My initial impression of Melbourne……wow, this is a city! As we were driving into the city, I was instantly amazed at the beauty of the skyline. The buildings had a beautiful, modern architecture that we hadn’t seen in Adelaide, and throughout our first days in Melbourne I have thoroughly enjoyed being able to take in the beautiful sights this city has to offer.
Our first stop in Melbourne was to the Victoria Chamber of Commerce. Honestly, I was initially pretty skeptical about this visit. I was unsure about what to expect, and couldn’t see how it was possible to make a visit to the Chamber of Commerce interesting. Within the first 5 minutes of our presentation, however, my skepticism was gone and I was completely in tune with what our host Sally was saying.
She touched on a number of different topics, including the role of the Chamber in Australian business and what sorts of things are done at the Chamber, but what fascinated me was when she began talking about some of the differences between the Australian and American marketplaces. Australia has nearly the same amount of land as the United States, but only 25 million people as compared to our 390 million! This small population, spread out over a relatively large area, is a huge contributing factor to the high costs associated with living in Australia. To create enough revenue to build infrastructures to connect cities or deliver goods and services across the large country, taxes must be high and the costs to buy and sell goods are much greater than in the United States. This fact, among other things, was something that really stood out to me during our visit to the Chamber. It was an extremely educational experience, which I found to be both interesting and valuable.

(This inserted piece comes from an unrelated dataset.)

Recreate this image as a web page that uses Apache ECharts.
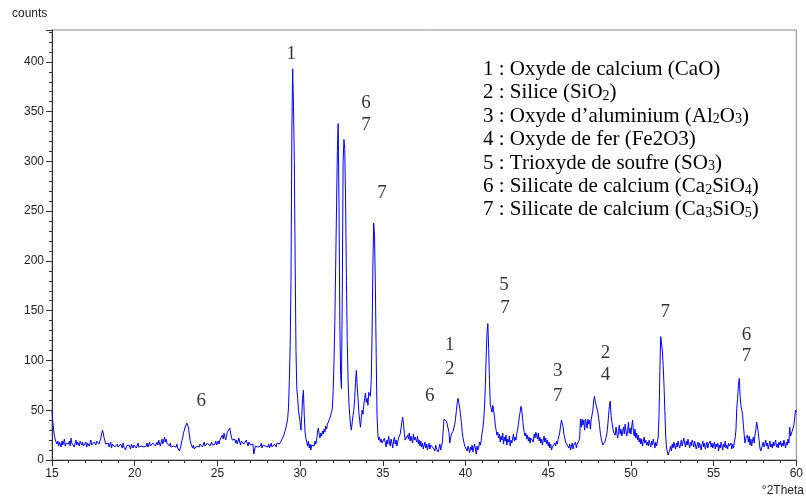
<!DOCTYPE html>
<html><head><meta charset="utf-8">
<script src="https://cdn.jsdelivr.net/npm/echarts@6/dist/echarts.min.js"></script>
<style>html,body{margin:0;padding:0;background:#fff}#c{width:806px;height:499px}</style>
</head><body><div id="c"></div>
<script>
// 2Theta sampling: each row = one degree, 20 samples every 0.05°
const thetaStart = 15;
const thetaStep = 0.05;
const countsByDegree = [
/*15*/[50,38,30,24,20,22,16,19,14,18,17,13,19,15,16,21,14,17,15,18],
/*16*/[16,19,14,22,17,15,18,13,17,20,15,18,16,14,19,17,15,18,14,16],
/*17*/[15,18,13,17,19,14,16,20,15,17,13,18,16,15,19,17,21,16,18,22],
/*18*/[24,30,27,22,19,16,18,14,17,13,15,18,12,16,14,17,13,15,12,16],
/*19*/[13,15,11,16,14,12,17,13,15,10,14,16,12,15,13,11,16,14,12,15],
/*20*/[13,16,12,14,17,13,11,15,14,12,16,13,15,12,14,17,13,15,18,14],
/*21*/[16,13,17,15,19,14,16,18,15,20,17,14,18,21,16,19,23,18,21,17],
/*22*/[19,16,14,17,13,15,11,14,12,15,13,16,12,14,9,12,15,19,22,27],
/*23*/[30,33,35,37,38,33,26,20,16,14,12,15,11,13,10,14,12,15,13,16],
/*24*/[14,17,13,15,18,14,16,13,17,15,19,14,16,18,15,17,14,16,19,15],
/*25*/[17,19,16,20,18,22,25,21,27,23,20,24,28,26,30,32,27,23,20,22],
/*26*/[19,21,17,20,16,19,22,18,15,19,17,21,16,18,15,20,17,14,18,16],
/*27*/[15,17,13,16,6,4,14,12,16,13,15,11,14,17,12,15,13,16,14,12],
/*28*/[15,13,16,12,14,17,13,15,12,16,14,13,17,15,18,16,14,19,17,21],
/*29*/[24,27,30,33,37,42,53,80,115,180,330,393,355,300,200,110,72,62,50,44],
/*30*/[38,30,45,62,70,45,28,22,18,14,19,12,16,10,15,13,17,14,19,16],
/*31*/[20,28,32,26,22,27,24,29,26,31,28,34,31,36,34,38,42,45,48,52],
/*32*/[70,100,140,195,250,310,338,260,140,85,72,170,300,322,312,260,180,120,80,58],
/*33*/[45,35,30,38,45,50,62,78,90,75,62,48,40,33,42,50,46,55,62,67],
/*34*/[58,62,55,68,70,64,80,125,195,238,225,175,105,45,25,20,23,18,21,17],
/*35*/[19,15,22,17,13,20,16,24,18,14,21,17,12,19,23,16,20,14,18,22],
/*36*/[20,26,32,38,43,36,27,20,22,18,25,21,27,19,24,22,17,26,20,23],
/*37*/[21,18,24,16,20,14,19,13,17,11,15,18,12,16,10,14,17,11,15,13],
/*38*/[16,12,14,9,15,11,13,8,12,16,10,14,18,18,41,40,42,39,41,40],
/*39*/[28,17,22,26,24,29,30,36,42,50,58,62,57,52,50,38,28,22,20,14],
/*40*/[12,16,9,14,11,7,13,10,15,8,12,16,11,6,14,10,13,18,15,20],
/*41*/[27,32,40,53,75,105,128,137,112,80,55,52,48,55,57,44,35,30,25,28],
/*42*/[22,26,18,24,20,27,16,23,19,25,15,21,18,24,14,20,17,22,26,19],
/*43*/[23,20,27,30,36,43,48,54,50,42,33,28,24,27,21,25,19,23,17,22],
/*44*/[20,24,18,26,22,28,25,21,27,19,23,17,21,15,20,24,18,22,16,20],
/*45*/[14,18,12,16,10,13,11,15,17,14,19,16,21,24,28,35,40,41,33,26],
/*46*/[22,18,20,15,17,12,16,10,14,17,11,15,13,18,12,16,14,19,22,41],
/*47*/[33,41,35,40,30,41,37,32,41,36,40,31,41,40,50,60,64,58,55,54],
/*48*/[48,42,35,27,22,18,15,13,16,19,23,27,35,45,55,59,45,38,33,28],
/*49*/[30,25,33,27,22,29,35,26,31,24,28,33,26,36,30,24,29,38,27,32],
/*50*/[26,34,40,29,24,31,22,27,20,25,18,22,16,21,14,19,23,17,20,15],
/*51*/[18,14,20,16,13,19,15,21,17,12,18,14,16,23,45,90,124,126,110,95],
/*52*/[75,50,25,13,8,5,3,10,14,9,16,12,18,14,11,17,13,19,15,12],
/*53*/[16,20,14,18,22,17,13,19,15,21,16,12,18,14,20,17,13,19,15,11],
/*54*/[15,18,12,17,14,10,16,19,13,17,11,15,18,12,16,14,19,13,17,12],
/*55*/[14,18,11,16,13,17,9,15,12,18,14,10,16,13,19,12,15,11,17,14],
/*56*/[13,17,11,16,12,18,22,30,52,62,75,82,65,55,50,46,35,25,17,22],
/*57*/[20,25,18,24,15,21,14,19,23,17,25,30,38,34,27,20,12,9,7,15],
/*58*/[18,13,16,20,14,17,11,15,19,13,16,12,18,14,17,20,13,16,12,18],
/*59*/[15,19,13,17,14,20,16,12,18,15,21,17,33,24,22,29,27,35,42,50]
];
const countsAt60 = 48;

// peak annotations (phase numbers)
const annotText = ['1','6','7','7','6','6','1','2','5','7','3','7','2','4','7','6','7'];
const annotTheta = [29.46,33.98,33.98,34.95,24.03,37.84,39.05,39.05,42.32,42.38,45.58,45.58,48.46,48.46,52.07,56.99,56.99];
const annotCounts = [408,359,337,268,59,64,116,91,176,153,89,64,107,85,149,126,104];

// phase legend lines (rich text, {s|..} = subscript)
const legendLines = [
  '1 : Oxyde de calcium (CaO)',
  '2 : Silice (SiO{s|2})',
  '3 : Oxyde d\u2019aluminium (Al{s|2}O{s|3})',
  '4 : Oxyde de fer (Fe2O3)',
  '5 : Trioxyde de soufre (SO{s|3})',
  '6 : Silicate de calcium (Ca{s|2}SiO{s|4})',
  '7 : Silicate de calcium (Ca{s|3}SiO{s|5})'
];

const xMin = 15, xMax = 60, xInterval = 5;
const yMin = 0, yMax = 432, yInterval = 50, yLabelMax = 400;

const lineData = [];
countsByDegree.forEach((row, k) => {
  row.forEach((v, j) => lineData.push([+(thetaStart + k + j * thetaStep).toFixed(2), v]));
});
lineData.push([60, countsAt60]);

const annotData = annotText.map((t, i) => ({name: t, value: [annotTheta[i], annotCounts[i]]}));

const chart = echarts.init(document.getElementById('c'), null, {renderer: 'canvas'});
const axisColor = '#333';
const labelFont = {color: '#222', fontFamily: 'Liberation Sans, Arial, sans-serif', fontSize: 12};

const graphics = legendLines.map((txt, i) => ({
  type: 'text', left: 483, top: 59 + i * 23.4, silent: true,
  style: {
    text: txt, fill: '#000',
    font: '21px "Liberation Serif", "Times New Roman", serif',
    rich: {
      s: {fontSize: 14, fontFamily: 'Liberation Serif', verticalAlign: 'bottom', fill: '#000', padding: [7, 0, 0, 0]}
    }
  }
}));
graphics.push({type: 'text', left: 12, top: 8, silent: true,
  style: {text: 'counts', fill: '#222', font: '12px "Liberation Sans", Arial, sans-serif'}});
graphics.push({type: 'text', right: 2, top: 485, silent: true,
  style: {text: '\u00b02Theta', fill: '#222', font: '12px "Liberation Sans", Arial, sans-serif'}});

chart.setOption({
  animation: false,
  backgroundColor: '#fff',
  grid: {left: 52, right: 8, top: 30, bottom: 39, show: true, borderColor: '#888', borderWidth: 1, containLabel: false},
  xAxis: {
    type: 'value', min: xMin, max: xMax, interval: xInterval,
    axisLine: {show: true, onZero: false, lineStyle: {color: axisColor, width: 1}},
    axisTick: {show: true, inside: false, length: 6, lineStyle: {color: axisColor}},
    minorTick: {show: true, splitNumber: 5, length: 3, lineStyle: {color: axisColor}},
    axisLabel: Object.assign({margin: 8}, labelFont),
    splitLine: {show: false}
  },
  yAxis: {
    type: 'value', min: yMin, max: yMax, interval: yInterval,
    axisLine: {show: true, onZero: false, lineStyle: {color: axisColor, width: 1}},
    axisTick: {show: true, inside: false, length: 6, lineStyle: {color: axisColor}},
    minorTick: {show: true, splitNumber: 5, length: 3, lineStyle: {color: axisColor}},
    axisLabel: Object.assign({margin: 8, formatter: v => (v > yLabelMax ? '' : String(v))}, labelFont),
    splitLine: {show: false}
  },
  series: [
    {
      type: 'line', data: lineData, showSymbol: false, symbol: 'none', sampling: null,
      lineStyle: {color: '#0000ff', width: 1}, silent: true, z: 2
    },
    {
      type: 'scatter', data: annotData, symbolSize: 0, silent: true, z: 3,
      label: {show: true, position: 'inside', formatter: p => p.name, color: '#000',
        fontFamily: 'Liberation Serif, Times New Roman, serif', fontSize: 19}
    }
  ],
  graphic: graphics
});
</script></body></html>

Upon completion of our visit to the Victoria Chamber of Commerce, it was time for our second scavenger hunt of the trip. We were split into teams and given riddles to help us find unique or iconic spots throughout the city. Among the interesting places that our scavenger hunt brought us was a restaurant and bar called the Chin Chin. This modern eatery not only served as a place for young people to hang out and grab a bite, but also as a place where the work of young Art students could be displayed. Student artwork is projected through a large glass window onto a cement wall in the alley next to the Chin Chin, for all those who dine there or walk down Flinders Lane. I find this idea to be extremely unique, and unlike anything I have ever seen in the US.

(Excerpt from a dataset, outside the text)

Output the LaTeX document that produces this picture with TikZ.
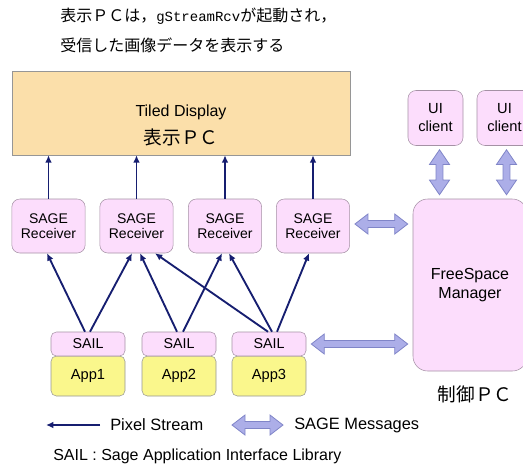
\documentclass[tikz,border=0pt]{standalone}
\usepackage{fontspec}
\setmainfont{Liberation Sans}
\newfontfamily\jp{Noto Sans CJK JP}
\newfontfamily\monofnt{Liberation Mono}
\usetikzlibrary{calc,arrows.meta}
\definecolor{pinkfill}{RGB}{252,221,252}
\definecolor{pinkdraw}{RGB}{165,145,165}
\definecolor{yelfill}{RGB}{250,247,140}
\definecolor{orfill}{RGB}{251,223,170}
\definecolor{ordraw}{RGB}{150,150,150}
\definecolor{lavfill}{RGB}{172,174,232}
\definecolor{lavdraw}{RGB}{128,133,200}
\definecolor{navy}{RGB}{22,30,112}
\newcommand\fsz[2]{\fontsize{#1}{#2}\selectfont}
\newcommand\fatH[2]{%
  \draw[fatarrow] let \p1=#1, \p2=#2 in
    (\x1,\y1) -- (\x1+9.75pt,\y1+7.5pt) -- (\x1+9.75pt,\y1+2.6pt)
    -- (\x2-9.75pt,\y2+2.6pt) -- (\x2-9.75pt,\y2+7.5pt) -- (\x2,\y2)
    -- (\x2-9.75pt,\y2-7.5pt) -- (\x2-9.75pt,\y2-2.6pt)
    -- (\x1+9.75pt,\y1-2.6pt) -- (\x1+9.75pt,\y1-7.5pt) -- cycle;}
\newcommand\fatV[2]{%
  \draw[fatarrow] let \p1=#1, \p2=#2 in
    (\x1,\y1) -- (\x1+7.5pt,\y1-11pt) -- (\x1+2.6pt,\y1-11pt)
    -- (\x1+2.6pt,\y2+11pt) -- (\x1+7.5pt,\y2+11pt) -- (\x1,\y2)
    -- (\x1-7.5pt,\y2+11pt) -- (\x1-2.6pt,\y2+11pt)
    -- (\x1-2.6pt,\y1-11pt) -- (\x1-7.5pt,\y1-11pt) -- cycle;}
\begin{document}
\begin{tikzpicture}[x=0.75pt,y=-0.75pt,
  pinkbox/.style={draw=pinkdraw,fill=pinkfill,rounded corners=6pt,inner sep=0pt,align=center},
  recv/.style={pinkbox,minimum width=55pt,minimum height=40.5pt,font=\fsz{10.5}{11.5}},
  uibox/.style={pinkbox,minimum width=41.25pt,minimum height=41.25pt,font=\fsz{11}{13.5}},
  sail/.style={pinkbox,rounded corners=4pt,minimum width=55.5pt,minimum height=18pt,font=\fsz{10.7}{12}},
  app/.style={draw=ordraw,fill=yelfill,rounded corners=4pt,inner sep=0pt,minimum width=55.5pt,minimum height=30pt,font=\fsz{11}{12}},
  pix/.style={draw=navy,line width=1.4pt,-{Latex[length=5.5pt,width=5pt]}},
  fatarrow/.style={draw=lavdraw,fill=lavfill,line width=0.6pt,line join=miter},
  lbl/.style={inner sep=0pt}]
\useasboundingbox (0,0) rectangle (523,468);
% top text
\node[lbl,anchor=west,font=\jp\fsz{12}{14}] (t1) at (60,16) {表示ＰＣは，{\monofnt\fsz{10.5}{14}gStreamRcv}が起動され，};
\node[lbl,anchor=west,font=\jp\fsz{12}{14}] (t2) at (60,45) {受信した画像データを表示する};
% display
\node[draw=ordraw,fill=orfill,minimum width=253.5pt,minimum height=63pt,inner sep=0pt] (disp) at (181,113) {};
\node[lbl,font=\fsz{12}{14}] (dl1) at (181,112) {Tiled Display};
\node[lbl,font=\jp\fsz{14}{16}] (dl2) at (181,137) {表示ＰＣ};
% receivers
\node[recv] (r1) at (48.5,226) {SAGE\\Receiver};
\node[recv] (r2) at (136.5,226) {SAGE\\Receiver};
\node[recv] (r3) at (225,226) {SAGE\\Receiver};
\node[recv] (r4) at (313,226) {SAGE\\Receiver};
% UI clients
\node[uibox] (u1) at (435.5,118) {UI\\client};
\node[uibox] (u2) at (504.5,118) {UI\\client};
% FreeSpace manager
\node[pinkbox,rounded corners=11pt,minimum width=85.5pt,minimum height=129pt,font=\fsz{12}{14.25}] (fsm) at (470,285) {FreeSpace\\Manager};
\node[lbl,font=\jp\fsz{14}{16}] (ctl) at (475,394) {制御ＰＣ};
% apps
\node[app] (a1) at (88,376) {App1};
\node[app] (a2) at (179,376) {App2};
\node[app] (a3) at (269,376) {App3};
\node[sail] (s1) at (88,344) {SAIL};
\node[sail] (s2) at (179,344) {SAIL};
\node[sail] (s3) at (269,344) {SAIL};
% receiver -> display
\foreach \r in {r1,r2,r3,r4}{\draw[pix] (\r.north) -- (\r.north |- disp.south);}
% pixel streams
\draw[pix] ($(s1.north)+(-3,0)$) -- ($(r1.south)+(-1.5,0)$);
\draw[pix] ($(s1.north)+(2,0)$) -- ($(r2.south)+(-4.5,0)$);
\draw[pix] ($(s2.north)+(-2,0)$) -- ($(r2.south)+(3.5,0)$);
\draw[pix] ($(s2.north)+(4,0)$) -- ($(r3.south)+(-3,0)$);
\draw[pix] ($(s3.north)+(-1,0)$) -- ($(r2.south)+(18.5,0)$);
\draw[pix] ($(s3.north)+(3,0)$) -- ($(r3.south)+(4,0)$);
\draw[pix] ($(s3.north)+(8,0)$) -- ($(r4.south)+(-4,0)$);
% SAGE messages
\fatH{($(r4.east)+(5,-2)$)}{($(r4.east -| fsm.west)+(-5,-2)$)}
\fatH{($(s3.east)+(5,0)$)}{($(s3.east -| fsm.west)+(-5,0)$)}
\fatV{($(u1.south)+(4,4)$)}{($(u1.south |- fsm.north)+(4,-4)$)}
\fatV{($(u2.south)+(2,4)$)}{($(u2.south |- fsm.north)+(2,-4)$)}
% legend
\coordinate (lp1) at (100,425);
\coordinate (lp2) at (46,425);
\draw[pix] (lp1) -- (lp2);
\node[lbl,anchor=west,font=\fsz{12.3}{14}] (lpix) at (110,425) {Pixel Stream};
\coordinate (lm1) at (232,425);
\coordinate (lm2) at (283,425);
\fatH{(lm1)}{(lm2)}
\node[lbl,anchor=west,font=\fsz{12.3}{14}] (lmsg) at (294,425) {SAGE Messages};
\node[lbl,anchor=west,font=\fsz{12}{14}] (note) at (53,456) {SAIL : Sage Application Interface Library};
\end{tikzpicture}
\end{document}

The completion of the scavenger hunt left us sore and tired from walking the streets of Melbourne for 4 hours, but I now feel like I have a much greater understanding of not only how to navigate the city, but also the culture that goes along with it. The tour of the Toyota plant was next on our list, and, as I will be interning in a manufacturing setting this summer, I was extremely excited to see what went on inside a Toyota manufacturing facility. Let me tell you, this plant did not disappoint. It took nearly a 2 kilometer walk to just brush the surface of the plant’s operations, and I thoroughly enjoyed seeing how automation and human labor come together to turn sheet metal into a full, working car. We were able to see the entire process from start to finish, and it was amazing seeing how something so standard in our every day lives takes such an intricate process to make. My favorite part of the Toyota Plant tour was seeing all of the robots and trying to understand how it is even remotely possible that technology like that exists.

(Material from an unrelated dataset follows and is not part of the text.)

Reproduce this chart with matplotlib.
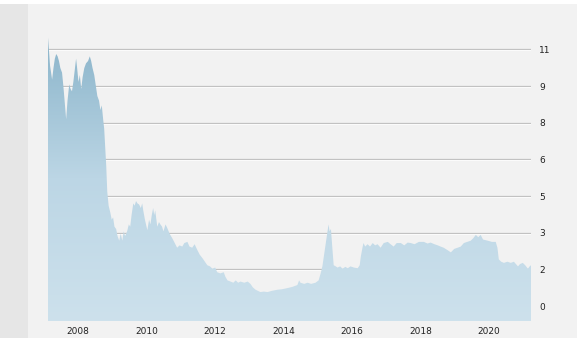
import matplotlib
matplotlib.use('Agg')
import matplotlib.pyplot as plt
import numpy as np
from matplotlib.colors import LinearSegmentedColormap
from matplotlib.patches import Rectangle

# ---- data (decimal year, price) ----
years = [2007.12, 2007.15, 2007.18, 2007.21, 2007.24, 2007.28, 2007.32, 2007.36, 2007.40, 2007.44,
         2007.48, 2007.53, 2007.57, 2007.61, 2007.65, 2007.69, 2007.74, 2007.78, 2007.82, 2007.86,
         2007.90, 2007.94, 2007.97, 2008.01, 2008.05, 2008.09, 2008.13, 2008.18, 2008.23, 2008.29,
         2008.34, 2008.38, 2008.42, 2008.47, 2008.52, 2008.56, 2008.61, 2008.65, 2008.69, 2008.73,
         2008.76, 2008.79, 2008.82, 2008.85, 2008.89, 2008.94, 2008.98, 2009.02, 2009.06, 2009.11,
         2009.15, 2009.20, 2009.24, 2009.29, 2009.33, 2009.37, 2009.43, 2009.48, 2009.52, 2009.56,
         2009.61, 2009.65, 2009.69, 2009.73, 2009.78, 2009.83, 2009.87, 2009.90, 2009.95, 2010.02,
         2010.07, 2010.11, 2010.15, 2010.19, 2010.22, 2010.25, 2010.31, 2010.36, 2010.40, 2010.45,
         2010.49, 2010.55, 2010.60, 2010.67, 2010.75, 2010.82, 2010.89, 2010.96, 2011.04, 2011.10,
         2011.19, 2011.25, 2011.33, 2011.40, 2011.48, 2011.55, 2011.63, 2011.70, 2011.77, 2011.85,
         2011.92, 2012.00, 2012.06, 2012.15, 2012.25, 2012.30, 2012.36, 2012.45, 2012.53, 2012.60,
         2012.67, 2012.74, 2012.85, 2012.95, 2013.03, 2013.10, 2013.18, 2013.25, 2013.32, 2013.42,
         2013.53, 2013.65, 2013.82, 2013.95, 2014.11, 2014.25, 2014.40, 2014.45, 2014.49, 2014.60,
         2014.70, 2014.80, 2014.93, 2015.02, 2015.08, 2015.13, 2015.18, 2015.22, 2015.27, 2015.31,
         2015.34, 2015.38, 2015.42, 2015.46, 2015.52, 2015.57, 2015.65, 2015.72, 2015.80, 2015.87,
         2015.95, 2016.05, 2016.16, 2016.22, 2016.25, 2016.30, 2016.33, 2016.38, 2016.45, 2016.52,
         2016.60, 2016.67, 2016.74, 2016.83, 2016.92, 2017.04, 2017.12, 2017.21, 2017.30, 2017.42,
         2017.52, 2017.62, 2017.71, 2017.82, 2017.95, 2018.09, 2018.20, 2018.29, 2018.40, 2018.50,
         2018.58, 2018.67, 2018.78, 2018.88, 2018.98, 2019.08, 2019.17, 2019.26, 2019.36, 2019.46,
         2019.53, 2019.61, 2019.68, 2019.75, 2019.82, 2019.96, 2020.08, 2020.19, 2020.24, 2020.28,
         2020.35, 2020.43, 2020.53, 2020.63, 2020.72, 2020.84, 2020.90, 2020.98, 2021.05, 2021.13,
         2021.18, 2021.22]
prices = [11.5, 10.9, 10.3, 10.0, 9.7, 10.2, 10.6, 10.8, 10.7, 10.5,
          10.2, 10.0, 9.4, 8.7, 8.0, 8.8, 9.5, 9.3, 9.2, 9.6,
          10.1, 10.6, 10.2, 9.6, 9.9, 9.3, 9.8, 10.2, 10.4, 10.5,
          10.7, 10.5, 10.2, 9.9, 9.4, 9.0, 8.8, 8.4, 8.6, 8.0,
          7.6, 6.8, 6.0, 4.9, 4.3, 4.0, 3.7, 3.8, 3.4, 3.3,
          3.0, 2.8, 3.1, 2.8, 3.2, 3.0, 3.2, 3.5, 3.4, 3.9,
          4.4, 4.3, 4.5, 4.4, 4.35, 4.2, 4.4, 4.1, 3.7, 3.25,
          3.7, 3.5, 3.9, 4.2, 3.9, 4.1, 3.4, 3.6, 3.5, 3.4,
          3.2, 3.5, 3.35, 3.1, 2.9, 2.7, 2.5, 2.6, 2.55, 2.7,
          2.75, 2.55, 2.5, 2.65, 2.4, 2.2, 2.05, 1.9, 1.75, 1.7,
          1.6, 1.65, 1.45, 1.4, 1.45, 1.25, 1.1, 1.05, 1.0, 1.1,
          1.0, 1.05, 1.0, 1.05, 0.95, 0.8, 0.7, 0.65, 0.6, 0.62,
          0.6, 0.65, 0.7, 0.72, 0.77, 0.82, 0.9, 1.1, 1.0, 0.95,
          1.0, 0.95, 1.0, 1.1, 1.4, 1.7, 2.2, 2.6, 3.1, 3.5,
          3.2, 3.3, 2.5, 1.75, 1.7, 1.65, 1.7, 1.6, 1.68, 1.62,
          1.7, 1.65, 1.62, 1.75, 2.1, 2.5, 2.7, 2.55, 2.65, 2.55,
          2.7, 2.6, 2.65, 2.5, 2.7, 2.75, 2.65, 2.55, 2.7, 2.7,
          2.6, 2.72, 2.7, 2.65, 2.75, 2.75, 2.68, 2.72, 2.65, 2.6,
          2.55, 2.5, 2.4, 2.3, 2.45, 2.5, 2.55, 2.7, 2.75, 2.8,
          2.9, 3.05, 2.95, 3.05, 2.85, 2.8, 2.75, 2.75, 2.5, 2.0,
          1.9, 1.85, 1.9, 1.85, 1.9, 1.7, 1.8, 1.85, 1.75, 1.6,
          1.7, 1.75]

y_tick_values = [i * 11 / 7 for i in range(8)]
y_tick_labels = ['0', '2', '3', '5', '6', '8', '9', '11']
x_tick_values = [2008, 2010, 2012, 2014, 2016, 2018, 2020]
x_tick_labels = ['2008', '2010', '2012', '2014', '2016', '2018', '2020']

W, H = 580, 342
fig = plt.figure(figsize=(W / 100, H / 100), dpi=100, facecolor='white')
fig.patches.append(Rectangle((0, 4 / H), 577 / W, 334 / H, transform=fig.transFigure,
                             facecolor='#f2f2f2', edgecolor='none', zorder=-10))
fig.patches.append(Rectangle((0, 4 / H), 28 / W, 334 / H, transform=fig.transFigure,
                             facecolor='#e6e6e6', edgecolor='none', zorder=-9))

ax = fig.add_axes([48 / W, 21 / H, 483 / W, 295 / H])
ax.set_facecolor('none')
for s in ax.spines.values():
    s.set_visible(False)

ymin, ymax = -0.64, 12.0
ax.set_ylim(ymin, ymax)
ax.set_xlim(years[0], years[-1])

# gridlines with light shadow
for v in y_tick_values[1:]:
    ax.axhline(v, color='#c2c2c2', lw=0.9, zorder=1)
    ax.axhline(v - 0.045, color='#fcfcfc', lw=0.7, zorder=1)

# gradient area fill
poly = ax.fill_between(years, prices, ymin, facecolor='none', edgecolor='none', zorder=2)
cmap = LinearSegmentedColormap.from_list('g', ['#cde1ec', '#bcd6e5', '#8ab4ca'])
grad = np.linspace(0, 1, 256).reshape(-1, 1)
im = ax.imshow(grad, extent=[years[0], years[-1], ymin, 11.6], origin='lower',
               aspect='auto', cmap=cmap, zorder=2, interpolation='bilinear')
im.set_clip_path(poly.get_paths()[0], transform=ax.transData)
ax.set_ylim(ymin, ymax)
ax.set_xlim(years[0], years[-1])

ax.yaxis.tick_right()
ax.set_yticks(y_tick_values)
ax.set_yticklabels(y_tick_labels)
ax.set_xticks(x_tick_values)
ax.set_xticklabels(x_tick_labels)
ax.tick_params(axis='both', length=0, labelsize=6.5, colors='#222222')
ax.tick_params(axis='y', pad=6)
ax.tick_params(axis='x', pad=4)

fig.savefig('out.png', dpi=100, facecolor='white')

The DiBella Coffee Roasters was our next stop, and as an avid coffee drinker I was extremely excited to do this visit. Tucked away on a street corner was the small, adorable coffee shop. We were brought to a back room, fed lunch, and given samples of freshly roasted coffee (which did not disappoint). We were able to see coffee beans being roasted in front of our very eyes, and taught a lot about different types of beans and the processes used to make specialty coffee.
Two coffees later, we were all caffeinated up and ready to head over to the US Consulate. This visit, like the Chamber of Commerce, was not one that I was necessarily excited for. However, it’s safe to say that it turned out to be one of my favorites of the trip thus far. We spoke with 3 different Americans, who were relocated to Australia as part of the Foreign Services sector of our US State Department, and they taught us about what functions a Consulate performs and their own individual roles within the office. I could never have imagined the importance of a Consulate in foreign nations, but after this visit it has become very clear to me why we have them and the good that they do for Americans all over the world. The entire Foreign Service program fascinated me, and I was surprised to find myself considering what it would be like to be a career diplomat, even though working for the government has never even crossed my mind up to this point. There is a US Consulate in nearly every country in the world, whether enemy or ally; our first speaker, Bill, was even stationed in Afghanistan for a year!
Our final stop of the day was at the Old Melbourne Gaol. When describing this place, creepy would be an understatement. This building was once a maximum-security prison for some of Australia’s most dangerous criminals, and featured gallows that saw 133 executions. Legend has it that many sinister spirits haunt this jail, and after spending an hour there, I completely believe it. I get easily spooked, so I was borderline terrified to be a part of this tour. After being in the jail and hearing the stories, however, my fear turned into fascination. I was even brave enough to stand in the most haunted cell in the entire prison!
Overall, I am very impressed with Melbourne and have thoroughly enjoyed being in the city thus far. I am extremely excited to see what else this beautiful city has in store for our last 2 days here!